** What you need to do **
Images are not part of the copy; transcribe all the data exactly.

** Recorded information **
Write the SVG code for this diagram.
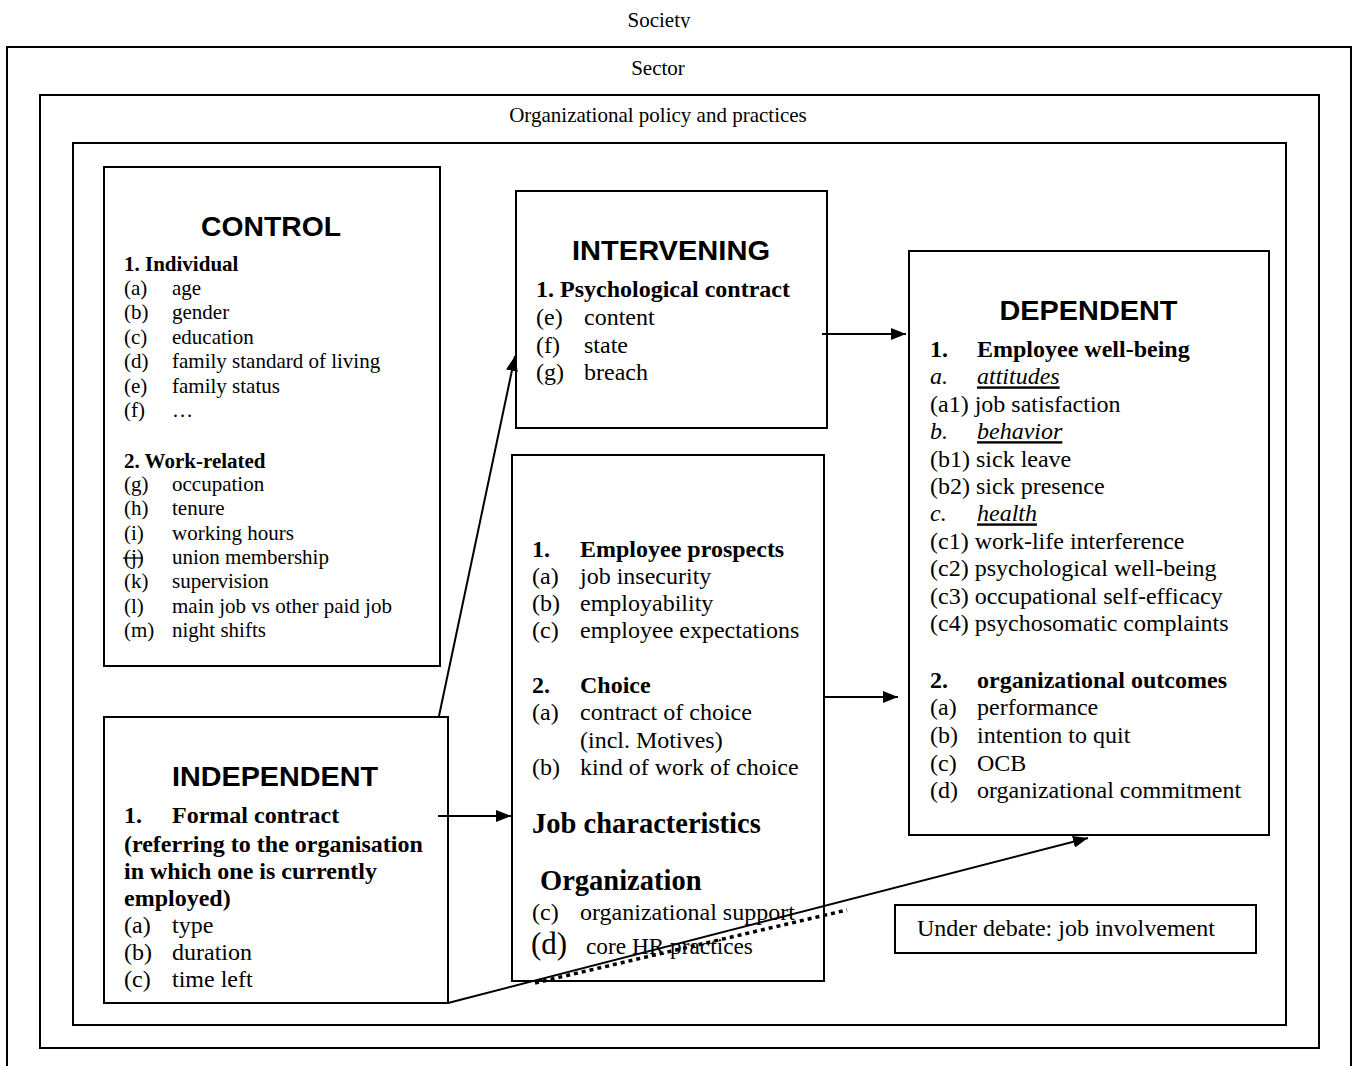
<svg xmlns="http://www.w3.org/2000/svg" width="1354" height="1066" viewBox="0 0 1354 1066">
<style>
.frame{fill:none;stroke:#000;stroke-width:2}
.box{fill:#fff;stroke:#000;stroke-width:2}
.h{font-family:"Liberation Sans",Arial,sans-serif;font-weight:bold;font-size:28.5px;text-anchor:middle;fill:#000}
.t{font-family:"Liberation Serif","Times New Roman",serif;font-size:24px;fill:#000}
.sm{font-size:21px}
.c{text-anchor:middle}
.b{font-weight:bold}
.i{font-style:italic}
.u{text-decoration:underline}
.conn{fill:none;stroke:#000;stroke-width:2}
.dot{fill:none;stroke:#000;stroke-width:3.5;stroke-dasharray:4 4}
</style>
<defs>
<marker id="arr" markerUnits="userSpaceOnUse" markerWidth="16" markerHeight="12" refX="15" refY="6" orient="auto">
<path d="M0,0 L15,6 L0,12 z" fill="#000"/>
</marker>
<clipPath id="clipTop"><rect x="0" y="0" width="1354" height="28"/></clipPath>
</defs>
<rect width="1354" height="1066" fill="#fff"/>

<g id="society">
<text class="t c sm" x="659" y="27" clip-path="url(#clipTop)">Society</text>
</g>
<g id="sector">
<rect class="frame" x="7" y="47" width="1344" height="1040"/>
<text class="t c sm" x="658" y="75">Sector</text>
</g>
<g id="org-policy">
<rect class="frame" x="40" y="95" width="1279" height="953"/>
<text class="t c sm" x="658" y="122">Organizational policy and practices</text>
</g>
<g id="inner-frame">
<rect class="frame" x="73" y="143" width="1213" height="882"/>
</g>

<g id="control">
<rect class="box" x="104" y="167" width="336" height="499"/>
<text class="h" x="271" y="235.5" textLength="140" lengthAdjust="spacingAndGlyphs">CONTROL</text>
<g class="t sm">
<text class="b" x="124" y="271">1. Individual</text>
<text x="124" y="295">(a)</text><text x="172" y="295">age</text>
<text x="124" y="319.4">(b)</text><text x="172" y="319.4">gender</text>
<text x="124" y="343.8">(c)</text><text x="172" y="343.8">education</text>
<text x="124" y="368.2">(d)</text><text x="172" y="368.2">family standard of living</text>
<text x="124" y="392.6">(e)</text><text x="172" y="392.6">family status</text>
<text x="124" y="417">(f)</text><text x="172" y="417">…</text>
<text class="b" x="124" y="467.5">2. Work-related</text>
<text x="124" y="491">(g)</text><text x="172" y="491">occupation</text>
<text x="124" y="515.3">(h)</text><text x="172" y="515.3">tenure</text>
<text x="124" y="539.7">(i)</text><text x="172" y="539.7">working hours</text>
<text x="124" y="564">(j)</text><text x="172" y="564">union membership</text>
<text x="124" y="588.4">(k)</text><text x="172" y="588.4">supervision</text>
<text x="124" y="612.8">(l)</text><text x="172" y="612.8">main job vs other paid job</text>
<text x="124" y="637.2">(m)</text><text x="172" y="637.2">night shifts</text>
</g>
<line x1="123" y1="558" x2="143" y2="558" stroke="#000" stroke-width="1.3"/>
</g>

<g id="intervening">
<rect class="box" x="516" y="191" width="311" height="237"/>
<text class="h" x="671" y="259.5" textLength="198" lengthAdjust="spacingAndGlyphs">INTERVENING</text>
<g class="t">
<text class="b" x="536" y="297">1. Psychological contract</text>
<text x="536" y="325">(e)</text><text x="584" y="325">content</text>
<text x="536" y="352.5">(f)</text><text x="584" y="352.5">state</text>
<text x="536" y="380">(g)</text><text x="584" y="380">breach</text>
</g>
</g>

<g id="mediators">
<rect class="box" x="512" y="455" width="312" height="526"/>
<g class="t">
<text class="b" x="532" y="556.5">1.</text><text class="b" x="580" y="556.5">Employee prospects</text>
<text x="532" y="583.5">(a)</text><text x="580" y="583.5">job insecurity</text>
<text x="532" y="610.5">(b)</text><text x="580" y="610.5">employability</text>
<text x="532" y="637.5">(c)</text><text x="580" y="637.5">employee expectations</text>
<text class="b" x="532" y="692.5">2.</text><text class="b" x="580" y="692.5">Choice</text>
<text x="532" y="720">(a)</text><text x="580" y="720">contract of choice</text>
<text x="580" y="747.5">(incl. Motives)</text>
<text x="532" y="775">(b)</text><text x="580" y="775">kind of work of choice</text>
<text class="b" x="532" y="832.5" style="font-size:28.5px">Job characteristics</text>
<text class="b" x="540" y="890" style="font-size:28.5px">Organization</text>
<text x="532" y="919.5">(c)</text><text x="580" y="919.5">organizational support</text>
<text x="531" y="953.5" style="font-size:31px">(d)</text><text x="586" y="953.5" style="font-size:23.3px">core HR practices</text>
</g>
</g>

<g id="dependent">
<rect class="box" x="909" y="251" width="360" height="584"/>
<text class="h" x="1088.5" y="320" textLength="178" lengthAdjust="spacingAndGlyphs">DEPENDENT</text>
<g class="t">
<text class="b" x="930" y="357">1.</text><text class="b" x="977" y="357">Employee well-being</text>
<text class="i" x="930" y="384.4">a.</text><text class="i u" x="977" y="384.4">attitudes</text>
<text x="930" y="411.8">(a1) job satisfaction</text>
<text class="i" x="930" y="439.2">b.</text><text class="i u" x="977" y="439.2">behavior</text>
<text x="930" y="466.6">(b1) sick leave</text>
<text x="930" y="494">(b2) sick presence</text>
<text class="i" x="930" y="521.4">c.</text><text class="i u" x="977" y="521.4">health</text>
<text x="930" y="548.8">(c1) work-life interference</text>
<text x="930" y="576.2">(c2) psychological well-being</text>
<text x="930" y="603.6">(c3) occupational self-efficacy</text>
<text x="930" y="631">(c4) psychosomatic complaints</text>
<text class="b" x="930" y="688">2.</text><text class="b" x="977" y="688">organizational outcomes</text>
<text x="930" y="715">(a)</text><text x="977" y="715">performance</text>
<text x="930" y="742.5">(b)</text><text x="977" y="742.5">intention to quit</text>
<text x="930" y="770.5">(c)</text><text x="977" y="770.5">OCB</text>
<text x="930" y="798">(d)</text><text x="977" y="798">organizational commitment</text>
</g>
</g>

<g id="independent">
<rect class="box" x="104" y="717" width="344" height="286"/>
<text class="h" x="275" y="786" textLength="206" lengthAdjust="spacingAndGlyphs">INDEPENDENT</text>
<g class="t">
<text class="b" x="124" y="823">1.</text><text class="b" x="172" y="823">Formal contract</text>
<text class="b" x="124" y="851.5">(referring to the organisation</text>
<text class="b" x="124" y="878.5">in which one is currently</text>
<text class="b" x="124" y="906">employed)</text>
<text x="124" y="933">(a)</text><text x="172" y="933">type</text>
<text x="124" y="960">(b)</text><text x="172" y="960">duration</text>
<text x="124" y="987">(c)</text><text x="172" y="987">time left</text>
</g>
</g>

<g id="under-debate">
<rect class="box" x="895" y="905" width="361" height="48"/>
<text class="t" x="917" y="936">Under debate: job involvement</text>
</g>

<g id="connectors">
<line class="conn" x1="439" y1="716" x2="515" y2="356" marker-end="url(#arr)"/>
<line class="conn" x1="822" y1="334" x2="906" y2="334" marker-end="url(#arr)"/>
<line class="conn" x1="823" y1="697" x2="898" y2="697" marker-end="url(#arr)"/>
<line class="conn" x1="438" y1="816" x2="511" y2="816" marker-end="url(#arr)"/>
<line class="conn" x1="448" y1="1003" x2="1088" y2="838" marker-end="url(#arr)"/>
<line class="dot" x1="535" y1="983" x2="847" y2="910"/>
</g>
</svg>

** Result of this exercise **
Write the SVG code for this diagram.
<svg xmlns="http://www.w3.org/2000/svg" width="1354" height="1066" viewBox="0 0 1354 1066">
<style>
.frame{fill:none;stroke:#000;stroke-width:2}
.box{fill:#fff;stroke:#000;stroke-width:2}
.h{font-family:"Liberation Sans",Arial,sans-serif;font-weight:bold;font-size:28.5px;text-anchor:middle;fill:#000}
.t{font-family:"Liberation Serif","Times New Roman",serif;font-size:24px;fill:#000}
.sm{font-size:21px}
.c{text-anchor:middle}
.b{font-weight:bold}
.i{font-style:italic}
.u{text-decoration:underline}
.conn{fill:none;stroke:#000;stroke-width:2}
.dot{fill:none;stroke:#000;stroke-width:3.5;stroke-dasharray:4 4}
</style>
<defs>
<marker id="arr" markerUnits="userSpaceOnUse" markerWidth="16" markerHeight="12" refX="15" refY="6" orient="auto">
<path d="M0,0 L15,6 L0,12 z" fill="#000"/>
</marker>
<clipPath id="clipTop"><rect x="0" y="0" width="1354" height="28"/></clipPath>
</defs>
<rect width="1354" height="1066" fill="#fff"/>

<g id="society">
<text class="t c sm" x="659" y="27" clip-path="url(#clipTop)">Society</text>
</g>
<g id="sector">
<rect class="frame" x="7" y="47" width="1344" height="1040"/>
<text class="t c sm" x="658" y="75">Sector</text>
</g>
<g id="org-policy">
<rect class="frame" x="40" y="95" width="1279" height="953"/>
<text class="t c sm" x="658" y="122">Organizational policy and practices</text>
</g>
<g id="inner-frame">
<rect class="frame" x="73" y="143" width="1213" height="882"/>
</g>

<g id="control">
<rect class="box" x="104" y="167" width="336" height="499"/>
<text class="h" x="271" y="235.5" textLength="140" lengthAdjust="spacingAndGlyphs">CONTROL</text>
<g class="t sm">
<text class="b" x="124" y="271">1. Individual</text>
<text x="124" y="295">(a)</text><text x="172" y="295">age</text>
<text x="124" y="319.4">(b)</text><text x="172" y="319.4">gender</text>
<text x="124" y="343.8">(c)</text><text x="172" y="343.8">education</text>
<text x="124" y="368.2">(d)</text><text x="172" y="368.2">family standard of living</text>
<text x="124" y="392.6">(e)</text><text x="172" y="392.6">family status</text>
<text x="124" y="417">(f)</text><text x="172" y="417">…</text>
<text class="b" x="124" y="467.5">2. Work-related</text>
<text x="124" y="491">(g)</text><text x="172" y="491">occupation</text>
<text x="124" y="515.3">(h)</text><text x="172" y="515.3">tenure</text>
<text x="124" y="539.7">(i)</text><text x="172" y="539.7">working hours</text>
<text x="124" y="564">(j)</text><text x="172" y="564">union membership</text>
<text x="124" y="588.4">(k)</text><text x="172" y="588.4">supervision</text>
<text x="124" y="612.8">(l)</text><text x="172" y="612.8">main job vs other paid job</text>
<text x="124" y="637.2">(m)</text><text x="172" y="637.2">night shifts</text>
</g>
<line x1="123" y1="558" x2="143" y2="558" stroke="#000" stroke-width="1.3"/>
</g>

<g id="intervening">
<rect class="box" x="516" y="191" width="311" height="237"/>
<text class="h" x="671" y="259.5" textLength="198" lengthAdjust="spacingAndGlyphs">INTERVENING</text>
<g class="t">
<text class="b" x="536" y="297">1. Psychological contract</text>
<text x="536" y="325">(e)</text><text x="584" y="325">content</text>
<text x="536" y="352.5">(f)</text><text x="584" y="352.5">state</text>
<text x="536" y="380">(g)</text><text x="584" y="380">breach</text>
</g>
</g>

<g id="mediators">
<rect class="box" x="512" y="455" width="312" height="526"/>
<g class="t">
<text class="b" x="532" y="556.5">1.</text><text class="b" x="580" y="556.5">Employee prospects</text>
<text x="532" y="583.5">(a)</text><text x="580" y="583.5">job insecurity</text>
<text x="532" y="610.5">(b)</text><text x="580" y="610.5">employability</text>
<text x="532" y="637.5">(c)</text><text x="580" y="637.5">employee expectations</text>
<text class="b" x="532" y="692.5">2.</text><text class="b" x="580" y="692.5">Choice</text>
<text x="532" y="720">(a)</text><text x="580" y="720">contract of choice</text>
<text x="580" y="747.5">(incl. Motives)</text>
<text x="532" y="775">(b)</text><text x="580" y="775">kind of work of choice</text>
<text class="b" x="532" y="832.5" style="font-size:28.5px">Job characteristics</text>
<text class="b" x="540" y="890" style="font-size:28.5px">Organization</text>
<text x="532" y="919.5">(c)</text><text x="580" y="919.5">organizational support</text>
<text x="531" y="953.5" style="font-size:31px">(d)</text><text x="586" y="953.5" style="font-size:23.3px">core HR practices</text>
</g>
</g>

<g id="dependent">
<rect class="box" x="909" y="251" width="360" height="584"/>
<text class="h" x="1088.5" y="320" textLength="178" lengthAdjust="spacingAndGlyphs">DEPENDENT</text>
<g class="t">
<text class="b" x="930" y="357">1.</text><text class="b" x="977" y="357">Employee well-being</text>
<text class="i" x="930" y="384.4">a.</text><text class="i u" x="977" y="384.4">attitudes</text>
<text x="930" y="411.8">(a1) job satisfaction</text>
<text class="i" x="930" y="439.2">b.</text><text class="i u" x="977" y="439.2">behavior</text>
<text x="930" y="466.6">(b1) sick leave</text>
<text x="930" y="494">(b2) sick presence</text>
<text class="i" x="930" y="521.4">c.</text><text class="i u" x="977" y="521.4">health</text>
<text x="930" y="548.8">(c1) work-life interference</text>
<text x="930" y="576.2">(c2) psychological well-being</text>
<text x="930" y="603.6">(c3) occupational self-efficacy</text>
<text x="930" y="631">(c4) psychosomatic complaints</text>
<text class="b" x="930" y="688">2.</text><text class="b" x="977" y="688">organizational outcomes</text>
<text x="930" y="715">(a)</text><text x="977" y="715">performance</text>
<text x="930" y="742.5">(b)</text><text x="977" y="742.5">intention to quit</text>
<text x="930" y="770.5">(c)</text><text x="977" y="770.5">OCB</text>
<text x="930" y="798">(d)</text><text x="977" y="798">organizational commitment</text>
</g>
</g>

<g id="independent">
<rect class="box" x="104" y="717" width="344" height="286"/>
<text class="h" x="275" y="786" textLength="206" lengthAdjust="spacingAndGlyphs">INDEPENDENT</text>
<g class="t">
<text class="b" x="124" y="823">1.</text><text class="b" x="172" y="823">Formal contract</text>
<text class="b" x="124" y="851.5">(referring to the organisation</text>
<text class="b" x="124" y="878.5">in which one is currently</text>
<text class="b" x="124" y="906">employed)</text>
<text x="124" y="933">(a)</text><text x="172" y="933">type</text>
<text x="124" y="960">(b)</text><text x="172" y="960">duration</text>
<text x="124" y="987">(c)</text><text x="172" y="987">time left</text>
</g>
</g>

<g id="under-debate">
<rect class="box" x="895" y="905" width="361" height="48"/>
<text class="t" x="917" y="936">Under debate: job involvement</text>
</g>

<g id="connectors">
<line class="conn" x1="439" y1="716" x2="515" y2="356" marker-end="url(#arr)"/>
<line class="conn" x1="822" y1="334" x2="906" y2="334" marker-end="url(#arr)"/>
<line class="conn" x1="823" y1="697" x2="898" y2="697" marker-end="url(#arr)"/>
<line class="conn" x1="438" y1="816" x2="511" y2="816" marker-end="url(#arr)"/>
<line class="conn" x1="448" y1="1003" x2="1088" y2="838" marker-end="url(#arr)"/>
<line class="dot" x1="535" y1="983" x2="847" y2="910"/>
</g>
</svg>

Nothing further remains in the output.